Fruit Studies in Charcoal and Pastel

 Charcoal pear studies 8 1/2" x 11"

My cold is starting to break up, so this morning I decided to sketch in something bold enough it'd be easy to get a photo. I love doing charcoal sketching. It's so easy to get good strong values and model the forms by sketching and smudging. I use a peel off the wrap charcoal pencil, so I don't have to bother sharpening it or getting charcoal stick on my fingers. When I feel like going to charcoal I want clean and easy.

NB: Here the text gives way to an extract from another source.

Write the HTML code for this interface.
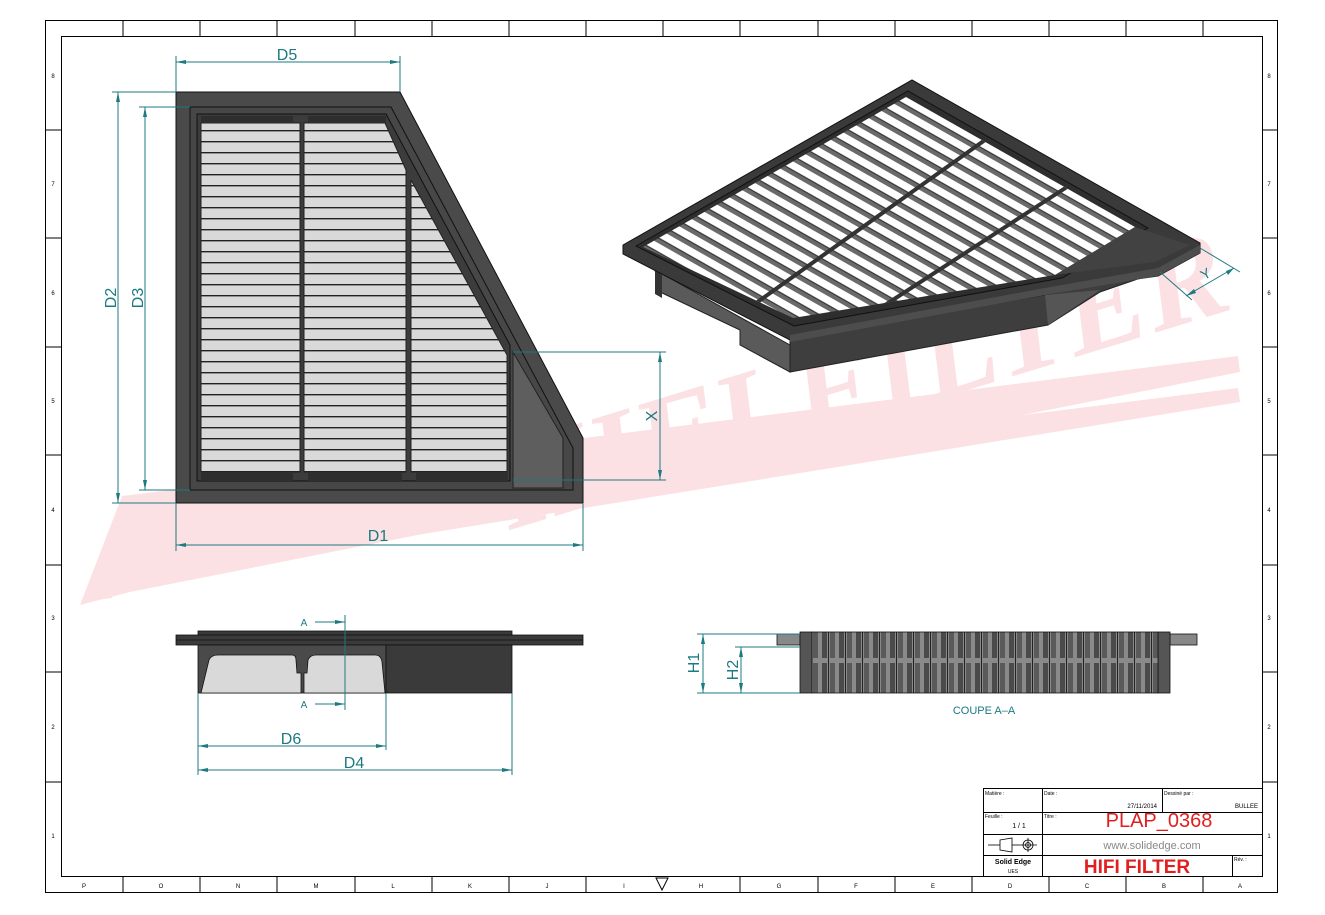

Two pears, an apple and an orange
Pastel pencil on paper 8 1/2" x 11"

Still in the same plain sketchbook I got for a Christmas present, I got into color and sketched all the fruit I had left. I ate another pear, the big orange, the smaller apple and a banana. But didn't want to eat all of it before sketching, especially those quirky bumpy off-shape pears. The nice thing is that pear shapes don't need to be symmetrical. Real ones are lopsided, lumpy, bumpy and have strange hue shifts along their sides. They come in so many colors, sometimes all on the same pear from green to pinkish! 


Two Pears 9" x 12"
Rembrandt pastel on Bee Bogus Recycled Sketch Paper

After that, I decided to add one to my sketch wall. First loosely sketched in charcoal and then started using my Rembrandt half sticks. I layered them quite a it to get subtle color changes, especially between greens and earth reds and earth yellows with a touch of violet - yeah, most of it is complements. The shadow's been glazed over with a light violet but has a good five or six dark colors in it from gray and blue to brown and green and violet.

So today was a good day for playing around and most of all working large. For me anything 9" x 12" is big, when I'm used to using small journals or doing 6" square or 5" x 7" paintings.